Some of you say, ‘Joy is greater than sorrow,’ and others say, ‘Nay, sorrow is the greater.’
But I say unto you, they are inseparable.
Together they come, and when one sits alone with you at your board, remember that the other is asleep upon your bed.
Both joy and grief impose themselves on us. They come, as Linda Clewell notes in her poem, like “unexpected guests.” We can’t ward off or wish away the sorrows that visit us. We can seek out joy — even small amounts of it — in the midst of our griefs.
In his blog, “The Weekly Pause,” poet James Crews writes:
“Perhaps our task here is to spend our lives tallying up all the ways we feel held by the physical world and all the things we love about it so that it becomes much more difficult to lose sight of our aliveness and the gift of one more day on earth.”
Memories of happy moments with my cousin Peter and my friend Chuck as well as my two other friends inching closer to death, comforted me this week. So did the gratitude I felt for “the gift of one more day on earth.” So did finding fleeting encounters with joy amid the sadness.
Those moments of wonder arrived perhaps because I was looking for them. They came in the way the sun cast light spots on the bricks of my neighbor’s house so that the side of the house looked like an abstract painting. In watching a yellow hummingbird flit from flower to flower in a window box. In breathing in the sweet scent of grass after a morning rain.
“When we can allow the very simple things around us to offer themselves to our attention,” James Crews says, “we gain brief access to those qualities which can seem so fleeting, but are no less necessary: wonder and awe, gratitude and mindfulness.”
On the morning my cousin passed away, I happend to be in Chicago’s Hyde Park neighborhood. I took a long walk and when I cam back in wrote a poem called “On This Morning of Sun and Clouds” that tried to capture small moments of joy.

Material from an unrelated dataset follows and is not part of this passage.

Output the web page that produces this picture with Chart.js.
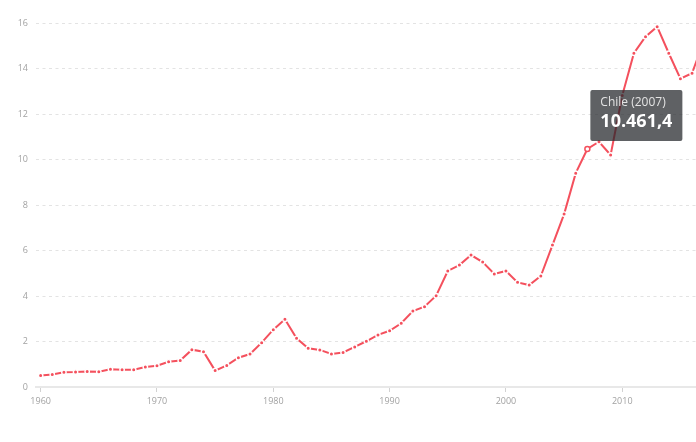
<!DOCTYPE html>
<html>
<head>
<meta charset="utf-8">
<style>
  html, body { margin: 0; padding: 0; background: #ffffff; overflow: hidden; }
  #wrap { position: relative; width: 696px; height: 442px; }
</style>
</head>
<body>
<div id="wrap"><canvas id="c" width="696" height="442"></canvas></div>
<script src="https://cdn.jsdelivr.net/npm/chart.js@4/dist/chart.umd.min.js"></script>
<script>
// ---- data ----
const seriesName = 'Chile';
const years = [
  1960,1961,1962,1963,1964,1965,1966,1967,1968,1969,
  1970,1971,1972,1973,1974,1975,1976,1977,1978,1979,
  1980,1981,1982,1983,1984,1985,1986,1987,1988,1989,
  1990,1991,1992,1993,1994,1995,1996,1997,1998,1999,
  2000,2001,2002,2003,2004,2005,2006,2007,2008,2009,
  2010,2011,2012,2013,2014,2015,2016,2017
];
const gdpPerCapita = [
  505, 550, 646, 658, 685, 667, 778, 762, 760, 880,
  938, 1108, 1168, 1640, 1552, 720, 950, 1285, 1450, 1950,
  2520, 2980, 2140, 1700, 1630, 1450, 1520, 1760, 2010, 2290,
  2470, 2800, 3340, 3530, 4010, 5100, 5360, 5800, 5490, 4970,
  5100, 4600, 4480, 4880, 6240, 7600, 9400, 10461.4, 10780, 10200,
  12810, 14670, 15400, 15840, 14670, 13550, 13790, 15200
];
const xTickYears = [1960, 1970, 1980, 1990, 2000, 2010];
const yTickValues = [0, 2000, 4000, 6000, 8000, 10000, 12000, 14000, 16000];
const yTickLabels = ['0', '2', '4', '6', '8', '10', '12', '14', '16'];
const highlightYear = 2007;

// ---- helpers ----
function formatDE(v) {
  const parts = v.toFixed(1).split('.');
  const intPart = parts[0].replace(/\B(?=(\d{3})+(?!\d))/g, '.');
  return intPart + ',' + parts[1];
}

Chart.defaults.font.family = "'Open Sans', sans-serif";

Chart.Tooltip.positioners.pinned = function (items) {
  if (!items.length) return false;
  const el = items[0].element;
  return { x: el.x + 5, y: el.y - 8 };
};

const lineColor = '#f4505d';
const labelColor = '#a2a2a2';

const chart = new Chart(document.getElementById('c'), {
  type: 'line',
  data: {
    datasets: [{
      label: seriesName,
      data: years.map((y, i) => ({ x: y, y: gdpPerCapita[i] })),
      borderColor: lineColor,
      borderWidth: 2,
      tension: 0,
      fill: false,
      pointRadius: 2.2,
      pointBackgroundColor: lineColor,
      pointBorderColor: '#ffffff',
      pointBorderWidth: 1.4,
      pointHoverRadius: 2.5,
      pointHoverBackgroundColor: '#ffffff',
      pointHoverBorderColor: lineColor,
      pointHoverBorderWidth: 1.5
    }]
  },
  options: {
    responsive: false,
    animation: false,
    events: [],
    layout: { autoPadding: false, padding: { top: 23, right: 0, bottom: 0, left: 0 } },
    plugins: {
      legend: { display: false },
      title: { display: false },
      tooltip: {
        enabled: true,
        position: 'pinned',
        xAlign: 'left',
        yAlign: 'bottom',
        backgroundColor: 'rgba(35,38,43,0.73)',
        titleColor: '#e4e4e4',
        bodyColor: '#ffffff',
        titleFont: { size: 12, weight: 'normal' },
        bodyFont: { size: 18, weight: 'bold' },
        padding: { top: 5, bottom: 8, left: 10, right: 10 },
        titleMarginBottom: 2,
        caretSize: 0,
        caretPadding: 0,
        cornerRadius: 2,
        displayColors: false,
        callbacks: {
          title: items => seriesName + ' (' + items[0].raw.x + ')',
          label: item => formatDE(item.raw.y)
        }
      }
    },
    scales: {
      x: {
        type: 'linear',
        min: 1959.6,
        max: 2016.34,
        afterBuildTicks: s => { s.ticks = xTickYears.map(v => ({ value: v })); },
        afterFit: s => { s.height = 55; s.paddingLeft = 0; s.paddingRight = 0; },
        ticks: {
          callback: v => String(v),
          color: labelColor,
          font: { size: 9 },
          padding: 4,
          maxRotation: 0,
          autoSkip: false
        },
        grid: {
          display: true,
          drawOnChartArea: false,
          drawTicks: true,
          tickLength: 5,
          tickColor: '#d2d2d2',
          tickWidth: 1
        },
        border: { display: true, color: '#e8e8e8', width: 2 }
      },
      y: {
        type: 'linear',
        min: 0,
        max: 16000,
        afterBuildTicks: s => { s.ticks = yTickValues.map(v => ({ value: v })); },
        afterFit: s => { s.width = 36; s.paddingTop = 0; s.paddingBottom = 0; },
        ticks: {
          callback: v => yTickLabels[yTickValues.indexOf(v)],
          color: labelColor,
          font: { size: 9 },
          padding: 8,
          autoSkip: false
        },
        grid: {
          drawTicks: false,
          color: ctx => (ctx.tick && ctx.tick.value === 0) ? 'rgba(0,0,0,0)' : '#e3e3e3',
          lineWidth: 1
        },
        border: { display: false, dash: [3, 3.5] }
      }
    }
  }
});

const idx = years.indexOf(highlightYear);
chart.setActiveElements([{ datasetIndex: 0, index: idx }]);
chart.tooltip.setActiveElements([{ datasetIndex: 0, index: idx }], { x: 0, y: 0 });
chart.update();
</script>
</body>
</html>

The round white heads of hydrangea blooms
shout of joy, like the open faces of children.
Forget the sirens, the shouts in the street
and whir of traffic heading nowhere.
Let me tell you of the flamboyant cardinal
skipping through an ivy garden beside a tender sparrow
and the yellow hummingbird who hovers long
above a window box of marigolds and daisies
the way one might gaze at a still life by Cezanne.

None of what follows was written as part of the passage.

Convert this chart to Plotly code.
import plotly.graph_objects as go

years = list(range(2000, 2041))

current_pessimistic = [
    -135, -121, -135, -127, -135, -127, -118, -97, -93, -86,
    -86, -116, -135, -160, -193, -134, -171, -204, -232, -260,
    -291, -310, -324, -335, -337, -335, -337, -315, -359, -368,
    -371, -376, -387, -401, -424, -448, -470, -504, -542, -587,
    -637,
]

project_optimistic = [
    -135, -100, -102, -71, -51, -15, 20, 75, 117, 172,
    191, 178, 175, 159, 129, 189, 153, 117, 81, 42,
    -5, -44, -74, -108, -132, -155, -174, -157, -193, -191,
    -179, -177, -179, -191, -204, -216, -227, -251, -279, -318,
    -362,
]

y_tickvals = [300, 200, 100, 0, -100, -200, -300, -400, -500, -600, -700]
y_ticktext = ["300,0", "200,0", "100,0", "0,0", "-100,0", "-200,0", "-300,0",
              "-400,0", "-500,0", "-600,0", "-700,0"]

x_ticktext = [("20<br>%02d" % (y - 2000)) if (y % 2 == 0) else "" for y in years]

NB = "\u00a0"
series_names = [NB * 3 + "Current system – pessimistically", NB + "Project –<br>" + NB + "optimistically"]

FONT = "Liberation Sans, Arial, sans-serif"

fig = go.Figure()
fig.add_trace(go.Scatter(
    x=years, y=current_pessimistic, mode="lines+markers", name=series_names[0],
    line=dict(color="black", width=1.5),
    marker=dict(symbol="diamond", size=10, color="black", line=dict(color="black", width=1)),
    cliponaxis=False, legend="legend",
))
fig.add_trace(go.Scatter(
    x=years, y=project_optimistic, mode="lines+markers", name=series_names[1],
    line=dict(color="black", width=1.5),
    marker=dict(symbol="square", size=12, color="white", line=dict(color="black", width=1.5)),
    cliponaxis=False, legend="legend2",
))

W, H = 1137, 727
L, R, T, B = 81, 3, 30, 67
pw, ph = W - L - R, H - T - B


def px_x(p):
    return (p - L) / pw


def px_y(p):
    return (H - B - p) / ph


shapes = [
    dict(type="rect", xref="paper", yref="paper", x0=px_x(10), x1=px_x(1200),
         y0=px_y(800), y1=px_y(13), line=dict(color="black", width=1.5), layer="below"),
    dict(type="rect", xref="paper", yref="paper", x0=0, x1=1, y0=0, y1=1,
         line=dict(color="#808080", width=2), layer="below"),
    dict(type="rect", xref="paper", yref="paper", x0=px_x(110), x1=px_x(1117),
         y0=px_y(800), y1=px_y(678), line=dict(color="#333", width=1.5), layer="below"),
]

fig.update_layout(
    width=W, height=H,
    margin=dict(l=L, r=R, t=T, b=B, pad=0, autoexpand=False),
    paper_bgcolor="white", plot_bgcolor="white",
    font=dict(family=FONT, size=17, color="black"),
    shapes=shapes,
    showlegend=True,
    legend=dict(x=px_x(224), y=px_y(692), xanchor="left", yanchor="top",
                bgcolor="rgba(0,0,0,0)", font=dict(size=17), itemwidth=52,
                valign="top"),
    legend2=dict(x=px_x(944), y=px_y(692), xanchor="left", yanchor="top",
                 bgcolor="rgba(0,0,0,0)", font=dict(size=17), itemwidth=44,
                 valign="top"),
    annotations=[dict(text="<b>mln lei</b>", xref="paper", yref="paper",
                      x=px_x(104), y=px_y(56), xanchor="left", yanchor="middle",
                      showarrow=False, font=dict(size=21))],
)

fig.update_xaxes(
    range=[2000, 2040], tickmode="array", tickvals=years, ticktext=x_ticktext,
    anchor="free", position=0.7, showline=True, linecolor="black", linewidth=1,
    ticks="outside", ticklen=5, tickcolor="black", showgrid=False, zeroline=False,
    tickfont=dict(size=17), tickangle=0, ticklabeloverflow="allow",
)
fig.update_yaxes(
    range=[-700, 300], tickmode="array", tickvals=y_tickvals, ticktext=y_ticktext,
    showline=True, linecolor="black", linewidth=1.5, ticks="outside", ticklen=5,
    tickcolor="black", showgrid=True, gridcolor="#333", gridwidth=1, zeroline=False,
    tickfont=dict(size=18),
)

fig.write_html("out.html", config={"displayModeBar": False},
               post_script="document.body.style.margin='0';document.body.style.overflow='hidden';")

From a far-off city, a friend calls barely able
to speak, says dying is so very hard, asks me
to remember that being alive is easy, even when
when a shower erupts on your morning walk,
drenches you with cool rain as you breathe in
the sweet scent of wet grass and a crack
of light breaks through a floating bay of clouds
and in no time at all you are once again warm.
Lately I have been thinking how the tiniest words
pour out their meaning, can form even in the mouths
of babies. Words like see, can, you, now, yes, joy.
Can we seek out joy this week, even if we are visited unexpectedly by sorrow?
How will we cherish our aliveness, “the gift of one more day on earth?”